**AIM**
Skip the pictures, please, and write out exactly the lines from the opening of the data through the line containing "page = fig.add_axes([0, 0, 1, 1], zorder=0)".

**INFORMATION SHOWN**
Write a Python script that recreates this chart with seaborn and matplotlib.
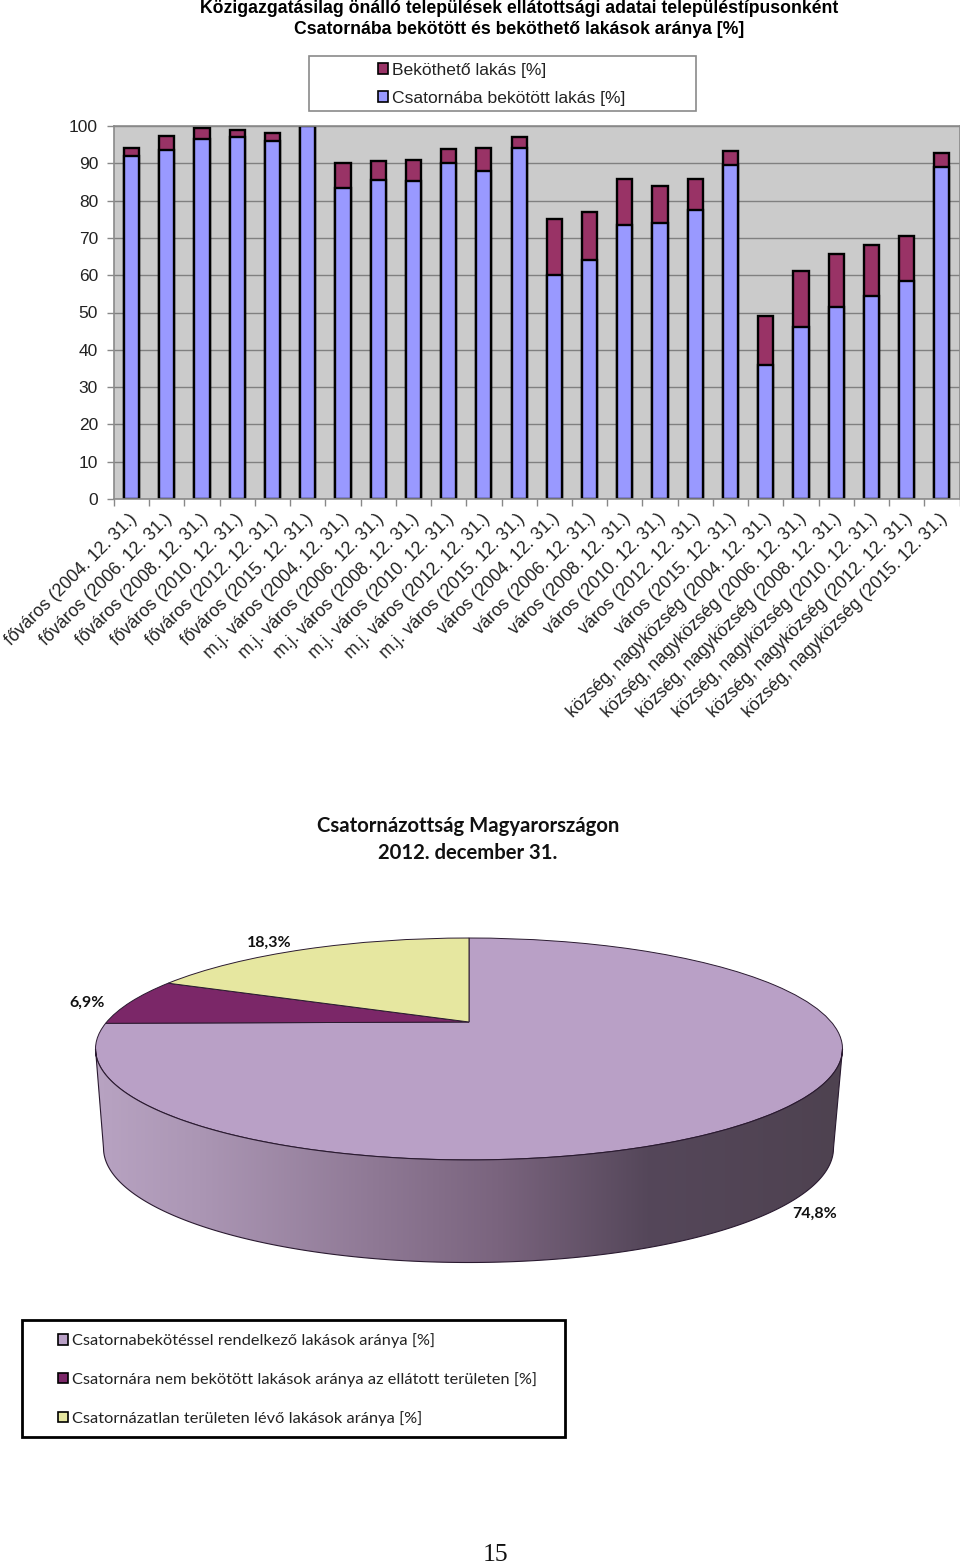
import numpy as np
import matplotlib
matplotlib.use('Agg')
import matplotlib.pyplot as plt
import seaborn as sns
from matplotlib.colors import LinearSegmentedColormap
from matplotlib.patches import Patch, Polygon, Rectangle
from matplotlib.transforms import ScaledTranslation, Transform

places = ['főváros'] * 6 + ['m.j. város'] * 6 + ['város'] * 6 + ['község, nagyközség'] * 6
years = [2004, 2006, 2008, 2010, 2012, 2015] * 4
connected = [92, 93.5, 96.5, 97, 96, 100, 83.5, 85.5, 85.2, 90, 88, 94,
             60, 64, 73.5, 74, 77.5, 89.5, 36, 46, 51.5, 54.5, 58.5, 89]
total = [94, 97.3, 99.5, 99, 98.2, 100, 90, 90.5, 91, 93.7, 94, 97,
         75, 77, 85.8, 84, 85.8, 93.2, 49, 61, 65.7, 68.2, 70.5, 92.7]
bar_legend = ['Beköthető lakás [%]', 'Csatornába bekötött lakás [%]']
yticks = list(range(0, 101, 10))

pie_shares = [74.8, 6.9, 18.3]
pie_colors = ['#B9A0C6', '#7B2768', '#E6E7A0']
pie_legend = ['Csatornabekötéssel rendelkező lakások aránya [%]',
              'Csatornára nem bekötött lakások aránya az ellátott területen [%]',
              'Csatornázatlan területen lévő lakások aránya [%]']

labels = [f'{p} ({y}. 12. 31.)' for p, y in zip(places, years)]

sns.set_theme(style='white')
plt.rcParams['font.family'] = ['Liberation Sans', 'DejaVu Sans']

W, H = 960, 1565
fig = plt.figure(figsize=(W / 100, H / 100), dpi=100, facecolor='white')

# page axes in pixels, for the pie and the boxes
page = fig.add_axes([0, 0, 1, 1], zorder=0)


class Perspective(Transform):
    # tilts the flat pie, the centre sits above the middle of the ellipse
    input_dims = output_dims = 2
    has_inverse = False

    def transform_non_affine(self, values):
        values = np.asarray(values)
        d = 1 + 0.243 * values[:, 1]
        return np.column_stack([469 + 362.3 * values[:, 0] / d,
                                1022 - 104.4 * values[:, 1] / d])


wedges, _ = page.pie(pie_shares, colors=pie_colors, startangle=90, counterclock=False,
                     wedgeprops={'linewidth': 0.7, 'edgecolor': '#2a1a30'})
persp = Perspective()
for w in wedges:
    w.set_transform(persp + page.transData)

# side of the pie with the shading
start = np.arcsin(0.243)
theta = np.linspace(np.pi + start, 2 * np.pi - start, 200)
rim = persp.transform_non_affine(np.column_stack([np.cos(theta), np.sin(theta)]))
base_t = np.linspace(np.pi, 2 * np.pi, 200)
base = np.column_stack([468.5 + 365 * np.cos(base_t), 1148 - 114.5 * np.sin(base_t)])
wall = Polygon(np.vstack([rim, base[::-1]]), closed=True, fc='none', ec='#2a1a30', lw=0.8,
               transform=page.transData, zorder=2)
page.add_patch(wall)
shade = LinearSegmentedColormap.from_list('shade', [
    (0.0, '#B8A3C2'), (0.14, '#AB96B4'), (0.38, '#8E7894'), (0.54, '#7A647E'),
    (0.74, '#55475A'), (1.0, '#4E4250')])
img = page.imshow(np.linspace(0, 1, 256)[None, :], cmap=shade, extent=(95, 842, 1270, 1040),
                  aspect='auto', zorder=1)
img.set_clip_path(wall)

page.set_aspect('auto')
page.set_xlim(0, W)
page.set_ylim(H, 0)
page.axis('off')

page.text(269, 943, f'{pie_shares[2]:.1f}%'.replace('.', ','), ha='center', va='center',
          family='Lato', weight='bold', fontsize=11.5, color='#111111')
page.text(87, 1003, f'{pie_shares[1]:.1f}%'.replace('.', ','), ha='center', va='center',
          family='Lato', weight='bold', fontsize=11.5, color='#111111')
page.text(815, 1214, f'{pie_shares[0]:.1f}%'.replace('.', ','), ha='center', va='center',
          family='Lato', weight='bold', fontsize=11.5, color='#111111')

page.text(468, 826, 'Csatornázottság Magyarországon', ha='center', va='center',
          family='Lato', weight='bold', fontsize=14.6, color='#111111')
page.text(468, 853, '2012. december 31.', ha='center', va='center',
          family='Lato', weight='bold', fontsize=14.6, color='#111111')

page.text(519, 8.5, 'Közigazgatásilag önálló települések ellátottsági adatai településtípusonként',
          ha='center', va='center', weight='bold', fontsize=12.7, color='black')
page.text(519, 29, 'Csatornába bekötött és beköthető lakások aránya [%]',
          ha='center', va='center', weight='bold', fontsize=12.7, color='black')
page.text(495, 1555, '15', ha='center', va='center', family='Liberation Serif',
          fontsize=18.5, color='#111111')

# legend boxes
page.add_patch(Rectangle((309, 56), 387, 55, fc='white', ec='#8a8a8a', lw=1.2))
page.add_patch(Rectangle((22, 1320), 543, 117, fc='white', ec='black', lw=2))

handles = [Patch(fc='#993366', ec='black', lw=1.2), Patch(fc='#9999FF', ec='black', lw=1.2)]
page.legend(handles, bar_legend, loc='upper left', bbox_to_anchor=(378, 63),
            bbox_transform=page.transData, frameon=False, borderpad=0, borderaxespad=0,
            handlelength=0.57, handleheight=0.57, handletextpad=0.25, labelspacing=0.74,
            fontsize=12.6, labelcolor='#222222')
page.add_artist(page.get_legend())

handles = [Patch(fc=c, ec='black', lw=1.2) for c in pie_colors]
page.legend(handles, pie_legend, loc='upper left', bbox_to_anchor=(58, 1333),
            bbox_transform=page.transData, frameon=False, borderpad=0, borderaxespad=0,
            handlelength=0.63, handleheight=0.63, handletextpad=0.25, labelspacing=1.47,
            prop={'family': 'Lato', 'size': 11.75}, labelcolor='#222222')

# stacked bars: the total behind, the connected part over it
ax = fig.add_axes([114 / W, 1 - 499 / H, 845.5 / W, 373 / H], zorder=1)
sns.barplot(x=labels, y=total, color='#993366', saturation=1, width=0.43,
            edgecolor='black', linewidth=1.7, ax=ax)
sns.barplot(x=labels, y=connected, color='#9999FF', saturation=1, width=0.43,
            edgecolor='black', linewidth=1.7, ax=ax)

ax.set_facecolor('#CBCBCB')
ax.set_xlim(-0.5, 23.5)
ax.set_ylim(0, 100)
ax.set_yticks(yticks)
ax.set_axisbelow(True)
ax.grid(axis='y', color='#808080', lw=1)
ax.grid(axis='x', visible=False)
ax.set_xticks(np.arange(-0.5, 24, 1), minor=True)
ax.tick_params(axis='x', which='major', length=0, pad=12.5)
ax.tick_params(axis='x', which='minor', length=5, width=1, color='#888888', bottom=True)
ax.tick_params(axis='y', length=5, width=1, color='#888888', left=True, pad=6.5)
ax.tick_params(axis='y', labelsize=12.5, labelcolor='#222222')
shift = ScaledTranslation(3 / 100, 0, fig.dpi_scale_trans)
for tick in ax.get_xticklabels():
    tick.set_rotation(45)
    tick.set_ha('right')
    tick.set_va('center')
    tick.set_rotation_mode('anchor')
    tick.set_fontsize(12.8)
    tick.set_color('#222222')
    tick.set_transform(tick.get_transform() + shift)
for side, spine in ax.spines.items():
    spine.set_visible(True)
    spine.set_color('#8a8a8a')
    spine.set_linewidth(1.2)

plt.savefig('out.png', dpi=100, facecolor='white')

**EXPECTED OUTPUT**
Write a Python script that recreates this chart with seaborn and matplotlib.
import numpy as np
import matplotlib
matplotlib.use('Agg')
import matplotlib.pyplot as plt
import seaborn as sns
from matplotlib.colors import LinearSegmentedColormap
from matplotlib.patches import Patch, Polygon, Rectangle
from matplotlib.transforms import ScaledTranslation, Transform

places = ['főváros'] * 6 + ['m.j. város'] * 6 + ['város'] * 6 + ['község, nagyközség'] * 6
years = [2004, 2006, 2008, 2010, 2012, 2015] * 4
connected = [92, 93.5, 96.5, 97, 96, 100, 83.5, 85.5, 85.2, 90, 88, 94,
             60, 64, 73.5, 74, 77.5, 89.5, 36, 46, 51.5, 54.5, 58.5, 89]
total = [94, 97.3, 99.5, 99, 98.2, 100, 90, 90.5, 91, 93.7, 94, 97,
         75, 77, 85.8, 84, 85.8, 93.2, 49, 61, 65.7, 68.2, 70.5, 92.7]
bar_legend = ['Beköthető lakás [%]', 'Csatornába bekötött lakás [%]']
yticks = list(range(0, 101, 10))

pie_shares = [74.8, 6.9, 18.3]
pie_colors = ['#B9A0C6', '#7B2768', '#E6E7A0']
pie_legend = ['Csatornabekötéssel rendelkező lakások aránya [%]',
              'Csatornára nem bekötött lakások aránya az ellátott területen [%]',
              'Csatornázatlan területen lévő lakások aránya [%]']

labels = [f'{p} ({y}. 12. 31.)' for p, y in zip(places, years)]

sns.set_theme(style='white')
plt.rcParams['font.family'] = ['Liberation Sans', 'DejaVu Sans']

W, H = 960, 1565
fig = plt.figure(figsize=(W / 100, H / 100), dpi=100, facecolor='white')

# page axes in pixels, for the pie and the boxes
page = fig.add_axes([0, 0, 1, 1], zorder=0)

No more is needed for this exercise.